* _GIVEN REQUEST_:
For this exercise, repeat all of the material verbatim apart from its images.

* _DATA LINES_:

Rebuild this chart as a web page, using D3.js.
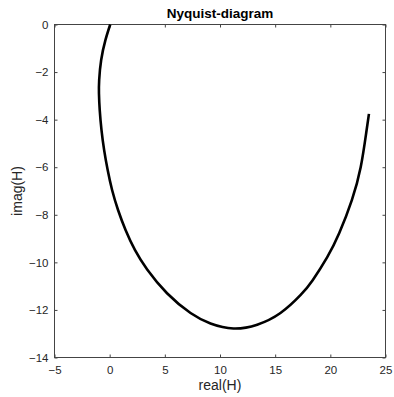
<!DOCTYPE html>
<html><head><meta charset="utf-8">
<script src="https://cdn.jsdelivr.net/npm/d3@7"></script>
<style>body{margin:0;background:#fff}svg{display:block}</style>
</head><body>
<script>
const realH = [0.05,-0.38,-0.77,-0.95,-0.97,-0.90,-0.74,-0.50,-0.18,0.22,0.76,1.45,2.30,3.40,5.20,7.33,9.14,11.22,13.37,15.48,17.29,18.40,19.72,20.81,21.95,22.75,23.25,23.50];
const imagH = [0,-0.65,-1.49,-2.33,-2.90,-3.60,-4.44,-5.28,-6.12,-6.96,-7.80,-8.65,-9.49,-10.30,-11.30,-12.13,-12.57,-12.78,-12.62,-12.13,-11.38,-10.75,-9.78,-8.77,-7.38,-6.00,-4.56,-3.76];
const xTicks = [-5,0,5,10,15,20,25];
const yTicks = [0,-2,-4,-6,-8,-10,-12,-14];

const W=394,H=397;
const svg=d3.select("body").append("svg").attr("width",W).attr("height",H);
const x=d3.scaleLinear().domain([-5,25]).range([54.5,385.5]);
const y=d3.scaleLinear().domain([-14,0]).range([357.5,24.5]);
const axisCol="#444";
const font="Liberation Sans, Arial, Helvetica, sans-serif";

svg.append("rect").attr("x",x(-5)).attr("y",y(0)).attr("width",x(25)-x(-5)).attr("height",y(-14)-y(0))
 .attr("fill","none").attr("stroke",axisCol).attr("stroke-width",1);

const xa=svg.append("g").attr("transform",`translate(0,${y(-14)})`)
 .call(d3.axisBottom(x).tickValues(xTicks).tickSize(-3).tickPadding(8).tickFormat(d3.format("d")));
const xt=svg.append("g").attr("transform",`translate(0,${y(0)})`)
 .call(d3.axisTop(x).tickValues(xTicks).tickSize(-3).tickFormat(""));
const ya=svg.append("g").attr("transform",`translate(${x(-5)},0)`)
 .call(d3.axisLeft(y).tickValues(yTicks).tickSize(-3).tickPadding(6).tickFormat(d3.format("d")));
const yr=svg.append("g").attr("transform",`translate(${x(25)},0)`)
 .call(d3.axisRight(y).tickValues(yTicks).tickSize(-3).tickFormat(""));
[xa,xt,ya,yr].forEach(a=>{
  a.select(".domain").remove();
  a.selectAll("line").attr("stroke",axisCol);
  a.selectAll("text").attr("fill","#262626").style("font-family",font).style("font-size","11.5px");
});

const pts=realH.map((r,i)=>[r,imagH[i]]);
svg.append("path").datum(pts)
 .attr("d",d3.line().x(d=>x(d[0])).y(d=>y(d[1])).curve(d3.curveNatural))
 .attr("fill","none").attr("stroke","#000").attr("stroke-width",2.6);

svg.append("text").attr("x",(x(-5)+x(25))/2).attr("y",18).attr("text-anchor","middle")
 .style("font-family",font).style("font-weight","bold").style("font-size","13.5px").attr("fill","#000").text("Nyquist-diagram");
svg.append("text").attr("x",(x(-5)+x(25))/2).attr("y",390).attr("text-anchor","middle")
 .style("font-family",font).style("font-size","14px").attr("fill","#262626").text("real(H)");
svg.append("text").attr("transform",`translate(22,${(y(0)+y(-14))/2}) rotate(-90)`).attr("text-anchor","middle")
 .style("font-family",font).style("font-size","14px").attr("fill","#262626").text("imag(H)");
</script>
</body></html>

* _RESPONSE_:
Rebuild this chart as a web page, using D3.js.
<!DOCTYPE html>
<html><head><meta charset="utf-8">
<script src="https://cdn.jsdelivr.net/npm/d3@7"></script>
<style>body{margin:0;background:#fff}svg{display:block}</style>
</head><body>
<script>
const realH = [0.05,-0.38,-0.77,-0.95,-0.97,-0.90,-0.74,-0.50,-0.18,0.22,0.76,1.45,2.30,3.40,5.20,7.33,9.14,11.22,13.37,15.48,17.29,18.40,19.72,20.81,21.95,22.75,23.25,23.50];
const imagH = [0,-0.65,-1.49,-2.33,-2.90,-3.60,-4.44,-5.28,-6.12,-6.96,-7.80,-8.65,-9.49,-10.30,-11.30,-12.13,-12.57,-12.78,-12.62,-12.13,-11.38,-10.75,-9.78,-8.77,-7.38,-6.00,-4.56,-3.76];
const xTicks = [-5,0,5,10,15,20,25];
const yTicks = [0,-2,-4,-6,-8,-10,-12,-14];

const W=394,H=397;
const svg=d3.select("body").append("svg").attr("width",W).attr("height",H);
const x=d3.scaleLinear().domain([-5,25]).range([54.5,385.5]);
const y=d3.scaleLinear().domain([-14,0]).range([357.5,24.5]);
const axisCol="#444";
const font="Liberation Sans, Arial, Helvetica, sans-serif";

svg.append("rect").attr("x",x(-5)).attr("y",y(0)).attr("width",x(25)-x(-5)).attr("height",y(-14)-y(0))
 .attr("fill","none").attr("stroke",axisCol).attr("stroke-width",1);

const xa=svg.append("g").attr("transform",`translate(0,${y(-14)})`)
 .call(d3.axisBottom(x).tickValues(xTicks).tickSize(-3).tickPadding(8).tickFormat(d3.format("d")));
const xt=svg.append("g").attr("transform",`translate(0,${y(0)})`)
 .call(d3.axisTop(x).tickValues(xTicks).tickSize(-3).tickFormat(""));
const ya=svg.append("g").attr("transform",`translate(${x(-5)},0)`)
 .call(d3.axisLeft(y).tickValues(yTicks).tickSize(-3).tickPadding(6).tickFormat(d3.format("d")));
const yr=svg.append("g").attr("transform",`translate(${x(25)},0)`)
 .call(d3.axisRight(y).tickValues(yTicks).tickSize(-3).tickFormat(""));
[xa,xt,ya,yr].forEach(a=>{
  a.select(".domain").remove();
  a.selectAll("line").attr("stroke",axisCol);
  a.selectAll("text").attr("fill","#262626").style("font-family",font).style("font-size","11.5px");
});

const pts=realH.map((r,i)=>[r,imagH[i]]);
svg.append("path").datum(pts)
 .attr("d",d3.line().x(d=>x(d[0])).y(d=>y(d[1])).curve(d3.curveNatural))
 .attr("fill","none").attr("stroke","#000").attr("stroke-width",2.6);

svg.append("text").attr("x",(x(-5)+x(25))/2).attr("y",18).attr("text-anchor","middle")
 .style("font-family",font).style("font-weight","bold").style("font-size","13.5px").attr("fill","#000").text("Nyquist-diagram");
svg.append("text").attr("x",(x(-5)+x(25))/2).attr("y",390).attr("text-anchor","middle")
 .style("font-family",font).style("font-size","14px").attr("fill","#262626").text("real(H)");
svg.append("text").attr("transform",`translate(22,${(y(0)+y(-14))/2}) rotate(-90)`).attr("text-anchor","middle")
 .style("font-family",font).style("font-size","14px").attr("fill","#262626").text("imag(H)");
</script>
</body></html>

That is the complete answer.